La vida de un fumador se mide en las veces que ha dicho que 'éste' será el último cigarro. Hasta los más convencidos de que su adicción es deseada -malditos negacionistas-, tuvieron un momento de flaqueza en unas anginas mal curadas, un dolor en el pecho que hacía presagiar el peor de sus presagios o, incluso en el génesis de su aventura tabacalera, la certeza de que el sabor de la primera bocanada de aire no merecía una reiteración. Digamos que hay que dejarlo muchas veces antes de dejarlo.

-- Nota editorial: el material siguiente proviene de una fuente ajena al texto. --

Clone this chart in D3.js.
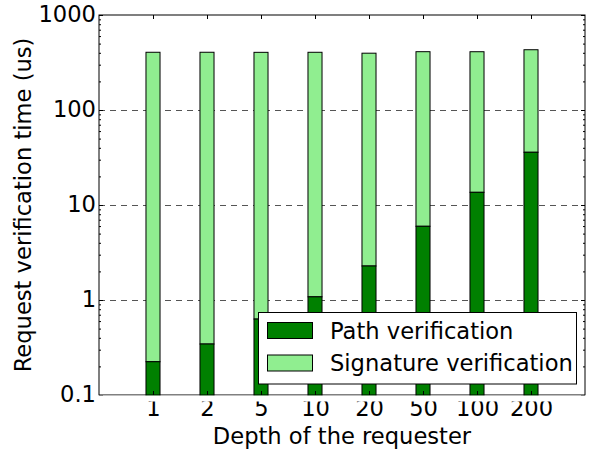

Yo tuve una época muy constante de mi vida en que pasé más tiempo buscando excusas para coger un cigarro que para dejarlo. Por si fuera poco obtuve la complicidad de uno de mis mejores amigos en lo que fue la mayor aventura de nuestras vidas: cómo no reconocer que no teníamos ninguna intención de desintoxicarnos. Empezamos fuerte. Sólo uno al día. Radical pero no traumático. Pronto nos dimos cuenta de que había que triplicar la dosis porque había tres comidas diarias y el de después siempre sabía a gloria. Con el café de media tarde, al menos un par debíamos concedernos, si no aquello no pasaba. Empezaba a hacer bueno y la cerveza en una terraza no sabía igual sin un pitillo. Salir de copas no contaba, era como tener la estrella del Super Mario Bros.
Hubo una tarde que nos fuimos de casa los dos solos, después de habernos fumado media cajetilla cada uno, y nos sentamos en una terraza en silencio. Pedimos una cerveza. Puede que dos. Seguramente seis. «¿Me das un 'piti'?», me dijo mi colega en un momento dado. Fui a echar mano de mi tabaco y allí no quedaba nada. Con total naturalidad, nos levantamos, compramos una de Marlboro cada uno y volvimos a la mesa. Con la séptima caña tuvimos un momento de lucidez. Estábamos abrazando el alcoholismo por no reconocer que fumábamos. Al final lo dejamos. De intentarlo, digo.